═════ Input records ═════

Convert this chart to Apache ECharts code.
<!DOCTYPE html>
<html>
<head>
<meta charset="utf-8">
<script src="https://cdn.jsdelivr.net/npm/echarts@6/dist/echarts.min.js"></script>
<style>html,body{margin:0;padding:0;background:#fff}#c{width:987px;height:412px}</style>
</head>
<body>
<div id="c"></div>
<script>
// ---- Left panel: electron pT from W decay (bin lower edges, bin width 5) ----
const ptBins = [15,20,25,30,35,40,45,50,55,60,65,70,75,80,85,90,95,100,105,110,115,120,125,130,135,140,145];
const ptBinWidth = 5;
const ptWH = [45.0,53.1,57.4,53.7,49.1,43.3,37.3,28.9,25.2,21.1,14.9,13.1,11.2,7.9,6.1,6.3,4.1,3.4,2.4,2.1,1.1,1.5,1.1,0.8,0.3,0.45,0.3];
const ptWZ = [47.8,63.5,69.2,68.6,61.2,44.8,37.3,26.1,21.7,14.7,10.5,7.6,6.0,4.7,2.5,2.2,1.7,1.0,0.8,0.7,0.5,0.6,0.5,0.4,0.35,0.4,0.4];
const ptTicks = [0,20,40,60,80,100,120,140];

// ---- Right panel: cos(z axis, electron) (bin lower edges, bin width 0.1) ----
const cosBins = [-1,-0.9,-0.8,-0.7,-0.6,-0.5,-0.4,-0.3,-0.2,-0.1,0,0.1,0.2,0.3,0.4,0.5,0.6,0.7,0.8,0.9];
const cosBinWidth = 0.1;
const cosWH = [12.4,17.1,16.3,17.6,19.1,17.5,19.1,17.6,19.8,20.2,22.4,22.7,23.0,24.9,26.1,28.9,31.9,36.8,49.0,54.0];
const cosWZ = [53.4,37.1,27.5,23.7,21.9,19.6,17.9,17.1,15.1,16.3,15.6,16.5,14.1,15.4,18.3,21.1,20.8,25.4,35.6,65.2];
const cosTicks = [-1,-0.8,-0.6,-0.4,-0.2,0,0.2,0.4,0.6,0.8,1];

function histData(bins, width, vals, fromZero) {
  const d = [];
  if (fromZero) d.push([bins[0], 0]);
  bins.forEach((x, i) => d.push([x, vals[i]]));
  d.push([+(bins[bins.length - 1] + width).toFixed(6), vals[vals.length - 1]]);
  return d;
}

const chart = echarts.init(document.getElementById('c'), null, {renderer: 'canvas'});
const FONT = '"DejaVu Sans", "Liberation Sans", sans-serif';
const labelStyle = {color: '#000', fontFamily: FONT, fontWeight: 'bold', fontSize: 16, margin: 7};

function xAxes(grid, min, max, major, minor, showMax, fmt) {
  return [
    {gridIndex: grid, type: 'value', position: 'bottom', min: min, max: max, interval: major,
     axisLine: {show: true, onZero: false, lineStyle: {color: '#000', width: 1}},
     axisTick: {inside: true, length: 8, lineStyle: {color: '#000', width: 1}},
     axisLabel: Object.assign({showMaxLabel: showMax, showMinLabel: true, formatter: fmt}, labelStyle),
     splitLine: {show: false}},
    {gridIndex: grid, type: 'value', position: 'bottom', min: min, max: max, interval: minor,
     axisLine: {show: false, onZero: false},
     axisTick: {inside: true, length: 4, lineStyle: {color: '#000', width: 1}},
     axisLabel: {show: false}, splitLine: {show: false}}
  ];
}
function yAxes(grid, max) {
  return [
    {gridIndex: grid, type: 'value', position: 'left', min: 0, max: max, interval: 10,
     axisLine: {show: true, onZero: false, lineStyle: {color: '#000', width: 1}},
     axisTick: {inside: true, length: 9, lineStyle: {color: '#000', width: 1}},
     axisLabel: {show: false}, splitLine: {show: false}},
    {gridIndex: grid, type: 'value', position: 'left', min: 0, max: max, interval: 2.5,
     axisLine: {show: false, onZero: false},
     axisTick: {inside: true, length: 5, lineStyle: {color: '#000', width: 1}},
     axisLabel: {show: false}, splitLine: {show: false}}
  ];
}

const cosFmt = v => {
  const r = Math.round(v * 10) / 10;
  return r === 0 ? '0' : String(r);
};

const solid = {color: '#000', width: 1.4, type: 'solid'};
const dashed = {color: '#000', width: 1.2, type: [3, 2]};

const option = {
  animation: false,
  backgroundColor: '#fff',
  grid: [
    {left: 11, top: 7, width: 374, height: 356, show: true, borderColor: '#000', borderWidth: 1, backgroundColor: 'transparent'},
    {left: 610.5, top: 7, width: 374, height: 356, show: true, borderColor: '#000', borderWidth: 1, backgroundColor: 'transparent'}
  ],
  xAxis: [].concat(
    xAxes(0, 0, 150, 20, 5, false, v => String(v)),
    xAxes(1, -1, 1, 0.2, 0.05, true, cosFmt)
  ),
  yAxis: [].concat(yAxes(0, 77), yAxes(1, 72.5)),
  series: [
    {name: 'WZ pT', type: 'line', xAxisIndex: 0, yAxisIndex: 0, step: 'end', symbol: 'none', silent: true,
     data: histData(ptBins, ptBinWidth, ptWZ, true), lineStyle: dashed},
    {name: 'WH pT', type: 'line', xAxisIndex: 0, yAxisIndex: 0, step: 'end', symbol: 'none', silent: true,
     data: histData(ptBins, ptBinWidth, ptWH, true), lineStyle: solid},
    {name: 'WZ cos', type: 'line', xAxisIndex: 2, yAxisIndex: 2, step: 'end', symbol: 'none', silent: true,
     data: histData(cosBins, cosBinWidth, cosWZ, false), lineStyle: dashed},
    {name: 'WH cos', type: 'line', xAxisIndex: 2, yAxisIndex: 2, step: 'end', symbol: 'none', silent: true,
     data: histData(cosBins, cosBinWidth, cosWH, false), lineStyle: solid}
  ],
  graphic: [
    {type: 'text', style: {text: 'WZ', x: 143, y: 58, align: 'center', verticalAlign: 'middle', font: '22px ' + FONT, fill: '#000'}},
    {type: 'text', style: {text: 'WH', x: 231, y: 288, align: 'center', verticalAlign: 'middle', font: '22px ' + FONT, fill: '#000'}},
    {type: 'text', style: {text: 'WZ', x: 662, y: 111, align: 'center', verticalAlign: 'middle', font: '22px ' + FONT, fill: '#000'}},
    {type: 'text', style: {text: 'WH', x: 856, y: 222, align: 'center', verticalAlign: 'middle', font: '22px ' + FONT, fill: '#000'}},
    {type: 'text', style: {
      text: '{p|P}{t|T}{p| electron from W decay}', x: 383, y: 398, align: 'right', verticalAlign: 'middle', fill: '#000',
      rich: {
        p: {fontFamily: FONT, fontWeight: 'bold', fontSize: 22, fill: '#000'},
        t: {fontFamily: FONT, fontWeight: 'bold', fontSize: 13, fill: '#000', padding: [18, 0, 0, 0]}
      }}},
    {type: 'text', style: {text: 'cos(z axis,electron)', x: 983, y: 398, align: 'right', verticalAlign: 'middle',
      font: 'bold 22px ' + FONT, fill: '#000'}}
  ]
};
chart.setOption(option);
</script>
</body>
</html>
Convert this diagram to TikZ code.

═════

What is asked — Quote each line above in full, word for word.

Result of the exercise —
Convert this chart to Apache ECharts code.
<!DOCTYPE html>
<html>
<head>
<meta charset="utf-8">
<script src="https://cdn.jsdelivr.net/npm/echarts@6/dist/echarts.min.js"></script>
<style>html,body{margin:0;padding:0;background:#fff}#c{width:987px;height:412px}</style>
</head>
<body>
<div id="c"></div>
<script>
// ---- Left panel: electron pT from W decay (bin lower edges, bin width 5) ----
const ptBins = [15,20,25,30,35,40,45,50,55,60,65,70,75,80,85,90,95,100,105,110,115,120,125,130,135,140,145];
const ptBinWidth = 5;
const ptWH = [45.0,53.1,57.4,53.7,49.1,43.3,37.3,28.9,25.2,21.1,14.9,13.1,11.2,7.9,6.1,6.3,4.1,3.4,2.4,2.1,1.1,1.5,1.1,0.8,0.3,0.45,0.3];
const ptWZ = [47.8,63.5,69.2,68.6,61.2,44.8,37.3,26.1,21.7,14.7,10.5,7.6,6.0,4.7,2.5,2.2,1.7,1.0,0.8,0.7,0.5,0.6,0.5,0.4,0.35,0.4,0.4];
const ptTicks = [0,20,40,60,80,100,120,140];

// ---- Right panel: cos(z axis, electron) (bin lower edges, bin width 0.1) ----
const cosBins = [-1,-0.9,-0.8,-0.7,-0.6,-0.5,-0.4,-0.3,-0.2,-0.1,0,0.1,0.2,0.3,0.4,0.5,0.6,0.7,0.8,0.9];
const cosBinWidth = 0.1;
const cosWH = [12.4,17.1,16.3,17.6,19.1,17.5,19.1,17.6,19.8,20.2,22.4,22.7,23.0,24.9,26.1,28.9,31.9,36.8,49.0,54.0];
const cosWZ = [53.4,37.1,27.5,23.7,21.9,19.6,17.9,17.1,15.1,16.3,15.6,16.5,14.1,15.4,18.3,21.1,20.8,25.4,35.6,65.2];
const cosTicks = [-1,-0.8,-0.6,-0.4,-0.2,0,0.2,0.4,0.6,0.8,1];

function histData(bins, width, vals, fromZero) {
  const d = [];
  if (fromZero) d.push([bins[0], 0]);
  bins.forEach((x, i) => d.push([x, vals[i]]));
  d.push([+(bins[bins.length - 1] + width).toFixed(6), vals[vals.length - 1]]);
  return d;
}

const chart = echarts.init(document.getElementById('c'), null, {renderer: 'canvas'});
const FONT = '"DejaVu Sans", "Liberation Sans", sans-serif';
const labelStyle = {color: '#000', fontFamily: FONT, fontWeight: 'bold', fontSize: 16, margin: 7};

function xAxes(grid, min, max, major, minor, showMax, fmt) {
  return [
    {gridIndex: grid, type: 'value', position: 'bottom', min: min, max: max, interval: major,
     axisLine: {show: true, onZero: false, lineStyle: {color: '#000', width: 1}},
     axisTick: {inside: true, length: 8, lineStyle: {color: '#000', width: 1}},
     axisLabel: Object.assign({showMaxLabel: showMax, showMinLabel: true, formatter: fmt}, labelStyle),
     splitLine: {show: false}},
    {gridIndex: grid, type: 'value', position: 'bottom', min: min, max: max, interval: minor,
     axisLine: {show: false, onZero: false},
     axisTick: {inside: true, length: 4, lineStyle: {color: '#000', width: 1}},
     axisLabel: {show: false}, splitLine: {show: false}}
  ];
}
function yAxes(grid, max) {
  return [
    {gridIndex: grid, type: 'value', position: 'left', min: 0, max: max, interval: 10,
     axisLine: {show: true, onZero: false, lineStyle: {color: '#000', width: 1}},
     axisTick: {inside: true, length: 9, lineStyle: {color: '#000', width: 1}},
     axisLabel: {show: false}, splitLine: {show: false}},
    {gridIndex: grid, type: 'value', position: 'left', min: 0, max: max, interval: 2.5,
     axisLine: {show: false, onZero: false},
     axisTick: {inside: true, length: 5, lineStyle: {color: '#000', width: 1}},
     axisLabel: {show: false}, splitLine: {show: false}}
  ];
}

const cosFmt = v => {
  const r = Math.round(v * 10) / 10;
  return r === 0 ? '0' : String(r);
};

const solid = {color: '#000', width: 1.4, type: 'solid'};
const dashed = {color: '#000', width: 1.2, type: [3, 2]};

const option = {
  animation: false,
  backgroundColor: '#fff',
  grid: [
    {left: 11, top: 7, width: 374, height: 356, show: true, borderColor: '#000', borderWidth: 1, backgroundColor: 'transparent'},
    {left: 610.5, top: 7, width: 374, height: 356, show: true, borderColor: '#000', borderWidth: 1, backgroundColor: 'transparent'}
  ],
  xAxis: [].concat(
    xAxes(0, 0, 150, 20, 5, false, v => String(v)),
    xAxes(1, -1, 1, 0.2, 0.05, true, cosFmt)
  ),
  yAxis: [].concat(yAxes(0, 77), yAxes(1, 72.5)),
  series: [
    {name: 'WZ pT', type: 'line', xAxisIndex: 0, yAxisIndex: 0, step: 'end', symbol: 'none', silent: true,
     data: histData(ptBins, ptBinWidth, ptWZ, true), lineStyle: dashed},
    {name: 'WH pT', type: 'line', xAxisIndex: 0, yAxisIndex: 0, step: 'end', symbol: 'none', silent: true,
     data: histData(ptBins, ptBinWidth, ptWH, true), lineStyle: solid},
    {name: 'WZ cos', type: 'line', xAxisIndex: 2, yAxisIndex: 2, step: 'end', symbol: 'none', silent: true,
     data: histData(cosBins, cosBinWidth, cosWZ, false), lineStyle: dashed},
    {name: 'WH cos', type: 'line', xAxisIndex: 2, yAxisIndex: 2, step: 'end', symbol: 'none', silent: true,
     data: histData(cosBins, cosBinWidth, cosWH, false), lineStyle: solid}
  ],
  graphic: [
    {type: 'text', style: {text: 'WZ', x: 143, y: 58, align: 'center', verticalAlign: 'middle', font: '22px ' + FONT, fill: '#000'}},
    {type: 'text', style: {text: 'WH', x: 231, y: 288, align: 'center', verticalAlign: 'middle', font: '22px ' + FONT, fill: '#000'}},
    {type: 'text', style: {text: 'WZ', x: 662, y: 111, align: 'center', verticalAlign: 'middle', font: '22px ' + FONT, fill: '#000'}},
    {type: 'text', style: {text: 'WH', x: 856, y: 222, align: 'center', verticalAlign: 'middle', font: '22px ' + FONT, fill: '#000'}},
    {type: 'text', style: {
      text: '{p|P}{t|T}{p| electron from W decay}', x: 383, y: 398, align: 'right', verticalAlign: 'middle', fill: '#000',
      rich: {
        p: {fontFamily: FONT, fontWeight: 'bold', fontSize: 22, fill: '#000'},
        t: {fontFamily: FONT, fontWeight: 'bold', fontSize: 13, fill: '#000', padding: [18, 0, 0, 0]}
      }}},
    {type: 'text', style: {text: 'cos(z axis,electron)', x: 983, y: 398, align: 'right', verticalAlign: 'middle',
      font: 'bold 22px ' + FONT, fill: '#000'}}
  ]
};
chart.setOption(option);
</script>
</body>
</html>
Convert this diagram to TikZ code.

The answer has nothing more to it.